Keep it simple, stupid.
Crisis after crisis might look cute and exciting, but it’s not. Having a crazy, busy day full of complicated issues might make you feel important, but it’s not productive or useful. Anyone can complicate a task, but not everyone can keep it simple and just get it done.
In keeping with staying out of my staff’s way, I like to keep it simple and minimize process. As a manager I was constantly checking what was working and what wasn’t. I wasn’t interested in doing something if it didn’t yield amazing results, and because campaigns have a set amount of time (Election Day is Election Day, no matter what), I wasn’t interested in doing something if it took too much time. I’m not convinced that just because something has been done a certain way for years that that is the best way to do it. There is no way I was going to stick to traditional tasks that don’t work in an effort to appease generations before me. I wanted keep things as simple as possible for both me and my staff. This allowed for flexibility, it allowed for productivity, and just worked better.
Glorifying busy, glorifying chaos, and glorifying stress isn’t cute. It doesn’t make you look any more professional. It doesn’t make people take you any more serious, it just proves that you don’t know how to handle your shit. Keep it simple, figure out what works for you, and do that.
Millennial managers are redefining professional.

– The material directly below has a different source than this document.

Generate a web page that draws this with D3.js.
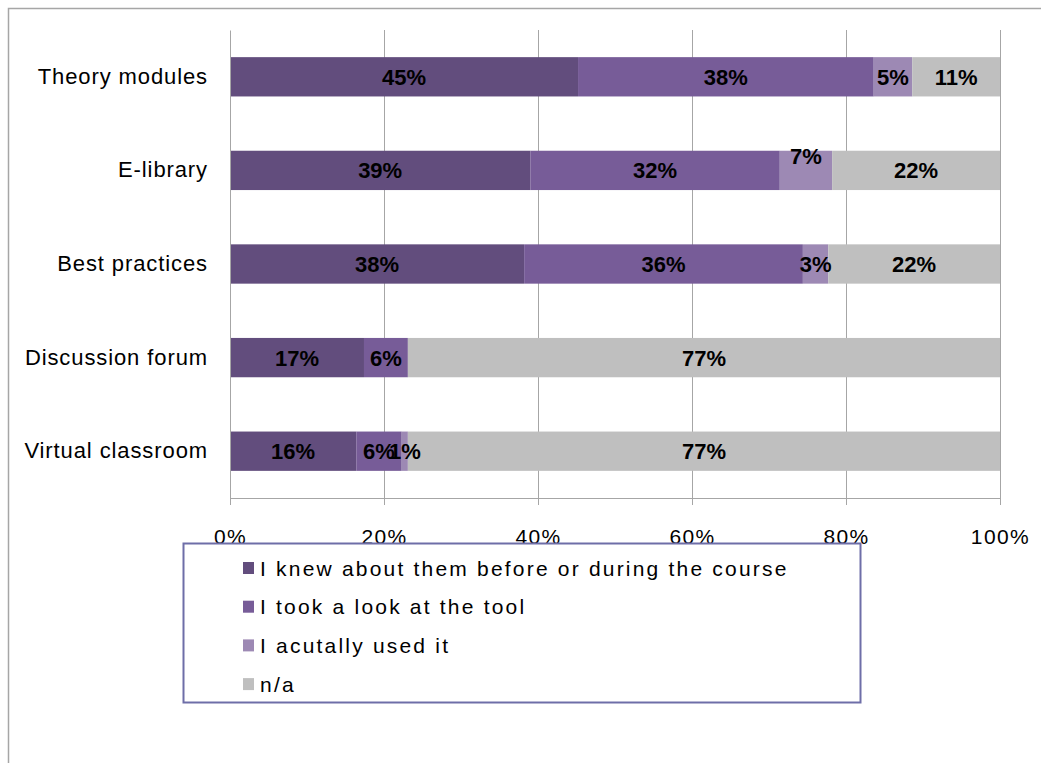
<html>
<head>
    <meta charset="utf-8">
    <style>
        body {
            margin: 0;
            background: white;
            font-family: "Liberation Sans", Arial, sans-serif;
        }
    </style>
    <script src="https://d3js.org/d3.v7.min.js"></script>
</head>
<body>
    <svg id="chart"></svg>
</body>
<script>
    // DATA (shares per tool)
    let categories = ["Theory modules", "E-library", "Best practices", "Discussion forum", "Virtual classroom"]
    let seriesNames = ["I knew about them before or during the course", "I took a look at the tool", "I acutally used it", "n/a"]
    let knew = [45.2, 39.0, 38.2, 17.4, 16.4]
    let looked = [38.4, 32.4, 36.2, 5.7, 5.9]
    let used = [5.0, 6.8, 3.3, 0, 0.8]
    let na = [11.4, 21.8, 22.3, 76.9, 76.9]
    let tickValues = [0, 20, 40, 60, 80, 100]

    let colors = ["#624d7d", "#775c98", "#9d89b4", "#bfbfbf"]

    drawChart()

    function drawChart() {
        let width = 1041
        let height = 763
        let margin = { top: 30, bottom: 265, left: 230, right: 41 }
        let bodyWidth = width - margin.left - margin.right
        let bodyHeight = height - margin.top - margin.bottom

        let svg = d3.select("#chart")
            .attr("width", width)
            .attr("height", height)

        // outer chart frame (runs off the page to the right and bottom)
        svg.append("rect")
            .attr("x", 8.5).attr("y", 8.5)
            .attr("width", width).attr("height", height)
            .attr("fill", "none")
            .attr("stroke", "#a6a6a6")
            .attr("stroke-width", 1.5)

        let rows = categories.map((c, i) => ({
            category: c,
            knew: knew[i],
            looked: looked[i],
            used: used[i],
            na: na[i]
        }))
        let keys = ["knew", "looked", "used", "na"]
        let stacked = d3.stack().keys(keys)(rows)

        let xScale = d3.scaleLinear()
            .domain([0, 100])
            .range([0, bodyWidth])

        let yScale = d3.scaleBand()
            .domain(categories)
            .range([0, bodyHeight])
            .paddingInner(0.58)
            .paddingOuter(0.29)

        let body = svg.append("g")
            .attr("transform", `translate(${margin.left},${margin.top})`)

        // vertical gridlines
        body.append("g").selectAll("line")
            .data(tickValues.slice(1))
            .enter().append("line")
            .attr("x1", d => xScale(d) + 0.5)
            .attr("x2", d => xScale(d) + 0.5)
            .attr("y1", 0)
            .attr("y2", bodyHeight)
            .attr("stroke", "#a6a6a6")

        // bars
        let layers = body.append("g").selectAll("g")
            .data(stacked)
            .enter().append("g")
            .attr("fill", (d, i) => colors[i])

        layers.selectAll("rect")
            .data(d => d)
            .enter().append("rect")
            .attr("x", d => xScale(d[0]))
            .attr("width", d => xScale(d[1]) - xScale(d[0]))
            .attr("y", d => yScale(d.data.category))
            .attr("height", yScale.bandwidth())

        // value labels
        let labels = []
        stacked.forEach((layer, li) => {
            layer.forEach(d => {
                let v = d[1] - d[0]
                if (v <= 0) return
                labels.push({ layer: li, category: d.data.category, x0: d[0], x1: d[1], v })
            })
        })
        body.append("g").selectAll("text")
            .data(labels)
            .enter().append("text")
            .attr("x", d => xScale((d.x0 + d.x1) / 2))
            .attr("y", d => {
                let y = yScale(d.category) + yScale.bandwidth() / 2
                // the small E-library label sits raised above the bar centre
                if (d.category === "E-library" && d.layer === 2) y -= 14
                return y
            })
            .attr("dy", "0.36em")
            .attr("text-anchor", "middle")
            .attr("font-size", 22)
            .attr("font-weight", "bold")
            .attr("fill", "#000")
            .text(d => Math.round(d.v) + "%")

        // y axis
        let yAxis = d3.axisLeft(yScale).tickSize(0).tickPadding(22)
        let yG = body.append("g").call(yAxis)
        yG.select(".domain").attr("stroke", "#a6a6a6")
        yG.selectAll("text")
            .attr("font-size", 22)
            .attr("letter-spacing", 0.9)
            .attr("font-family", "Liberation Sans, Arial, sans-serif")
            .attr("fill", "#000")

        // x axis
        let xAxis = d3.axisBottom(xScale)
            .tickValues(tickValues)
            .tickSize(7)
            .tickPadding(24)
            .tickFormat(d => d + "%")
        let xG = body.append("g")
            .attr("transform", `translate(0,${bodyHeight})`)
            .call(xAxis)
        xG.select(".domain").attr("stroke", "#a6a6a6")
        xG.selectAll(".tick line").attr("stroke", "#a6a6a6")
        xG.selectAll("text")
            .attr("font-size", 21)
            .attr("letter-spacing", 1.4)
            .attr("font-family", "Liberation Sans, Arial, sans-serif")
            .attr("fill", "#000")

        // legend
        let legend = svg.append("g")
        legend.append("rect")
            .attr("x", 183.5).attr("y", 543.5)
            .attr("width", 677).attr("height", 159)
            .attr("fill", "none")
            .attr("stroke", "#6e6ea8")
            .attr("stroke-width", 2)

        let items = legend.selectAll(".item")
            .data(seriesNames)
            .enter().append("g")
            .attr("class", "item")
            .attr("transform", (d, i) => `translate(243,${568 + i * 38.7})`)
        items.append("rect")
            .attr("x", 0).attr("y", -6)
            .attr("width", 11).attr("height", 12)
            .attr("fill", (d, i) => colors[i])
        items.append("text")
            .attr("x", 17)
            .attr("dy", "0.36em")
            .attr("font-size", 21)
            .attr("letter-spacing", 2.2)
            .attr("fill", "#000")
            .text(d => d)
    }
</script>
</html>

Millennial managers are redefining what it means to be professional and this is something everyone should be thankful for. Under millennial management, gone are the days of tight ties and pantsuits. Phones are allowed in meetings, employees are allowed to admit they are human and talk about their personal lives, and titles are just but minor details. The thing I love about campaigns is that campaign work is serious business. Elections have serious consequences. Yet, campaign workers are not dismissed as unprofessional just because they’re wearing jeans with holes and a t-shirt. People don’t assume I don’t know what I’m talking about because I walk in the office with a messy bun on my head and a backpack slung over my shoulder. These things don’t define professional, my work ethic does.
Coming in to work a little later some days doesn’t make someone unprofessional. Rather, not owning their mistakes makes them unprofessional. Having tattoos or dreadlocks doest make someone unprofessional. Not doing their work makes them unprofessional.
Additionally, I think we need to redefine professional when it comes to how we communicate with people. On or off the clock, I am the same person. I like to joke, I like to give people shit, I swear, I like to ask people about their personal lives, and none of that makes me unprofessional if I do it at work. I treat people the way I like to be treated, like a human with a personality and interests that happen to live outside of the spreadsheet I’m currently working on.
Being professional is asking for help, owning your mistakes (even if that does mean walking into someone’s office and saying “I’m sorry, I’m such an asshole, I screwed up”), taking initiative, giving credit where credit is due, and finishing the work that’s given to you. That’s professional. Plain and simple. Not what you wear, not your hair, not your makeup, not your personality quirks, none of that define your professionalism – at least not anymore.
So, what about you? How do you manage – and how do you define professional?